- Dates: May 12–13, 1972
- Host city: Knoxville, Tennessee University of Tennessee
- Venue: Tom Black Track

= 1972 DGWS Outdoor Track and Field Championships =

National women's athletics collegiate championship event

The 1972 DGWS Outdoor Track And Field Championships were the 4th annual Division for Girls' and Women's Sports-sanctioned track meet to determine the individual and team national champions of women's collegiate track and field events in the United States.

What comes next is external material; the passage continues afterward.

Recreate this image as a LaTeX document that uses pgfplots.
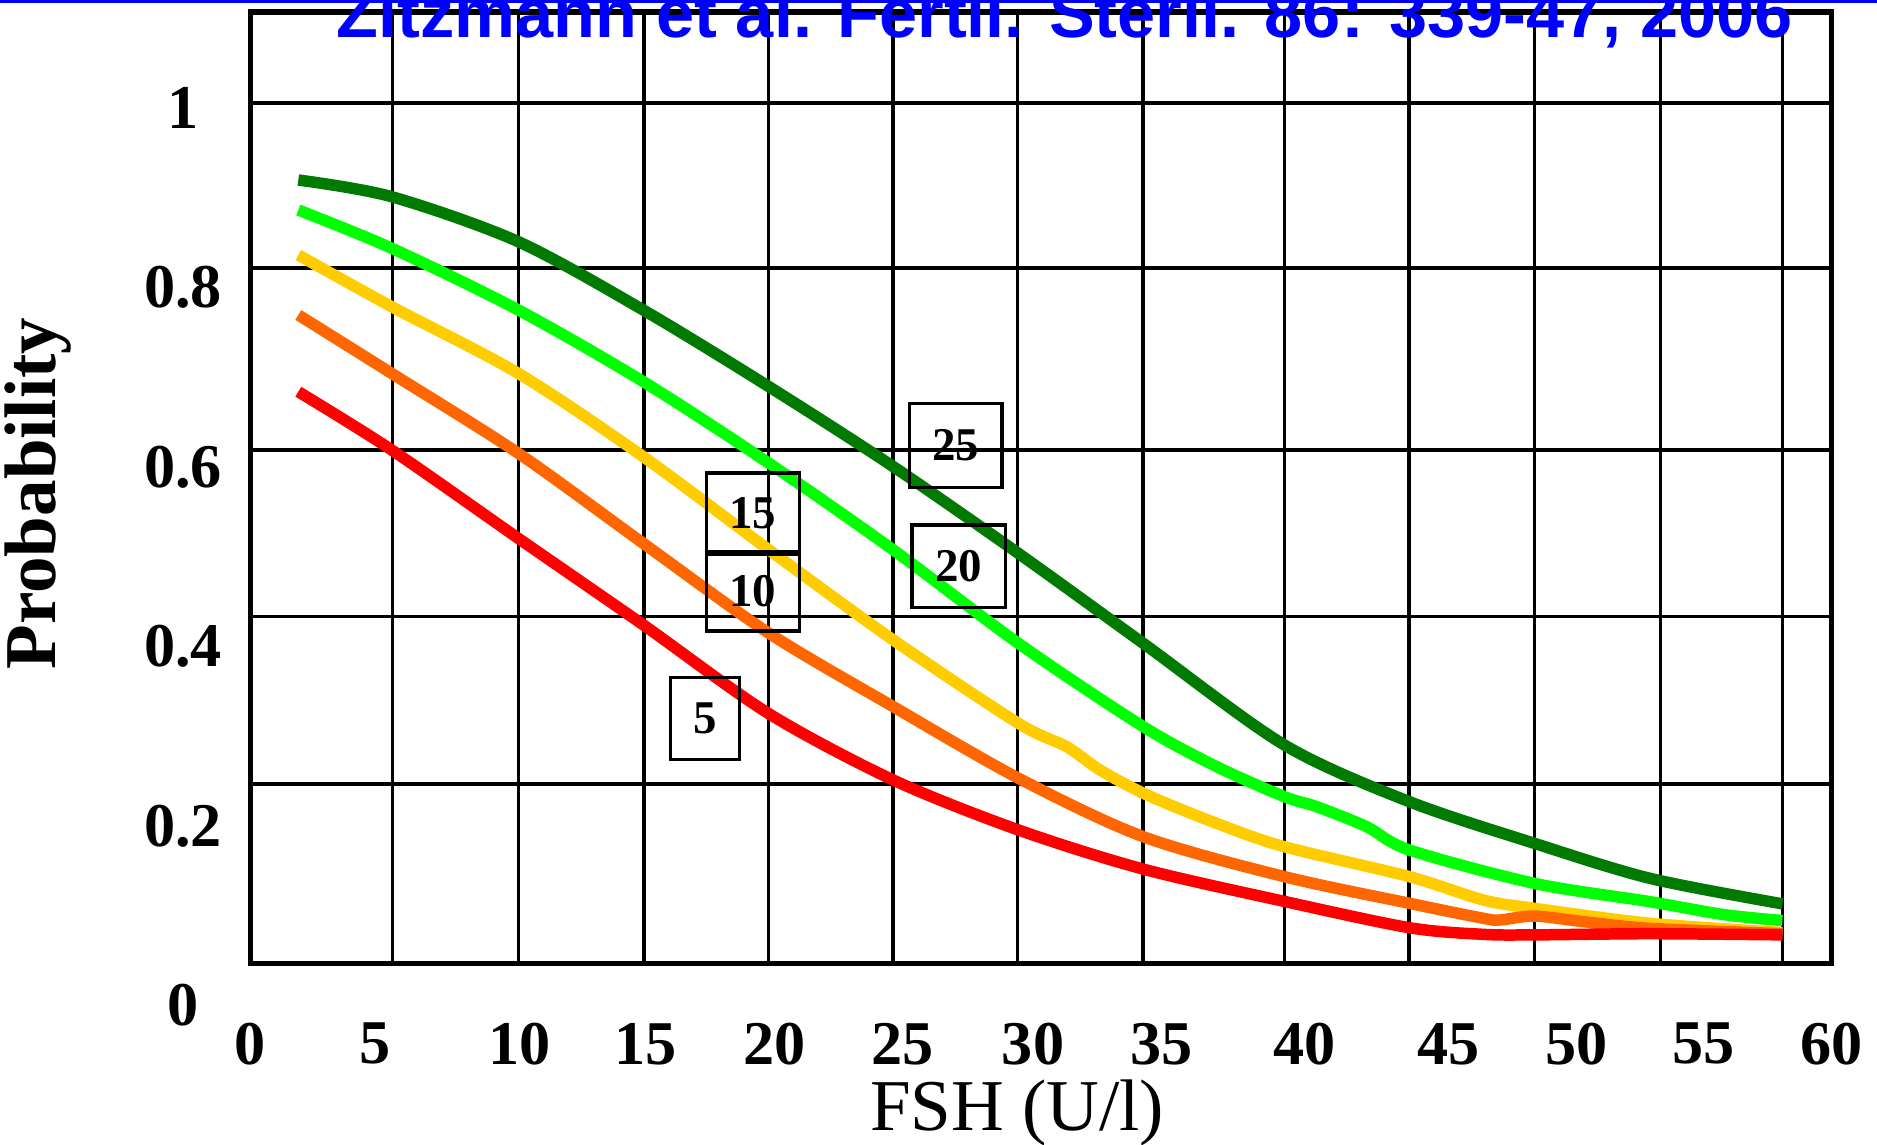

They were contested May 12−13, 1972 in Knoxville, Tennessee at the Tom Black Track by host University of Tennessee.

There were not separate Division I, II, and III championships for outdoor track and field until 1981. The meet would be called the DGWS Championships until 1972, after which the DGWS changed its name to the Association for Intercollegiate Athletics for Women (AIAW).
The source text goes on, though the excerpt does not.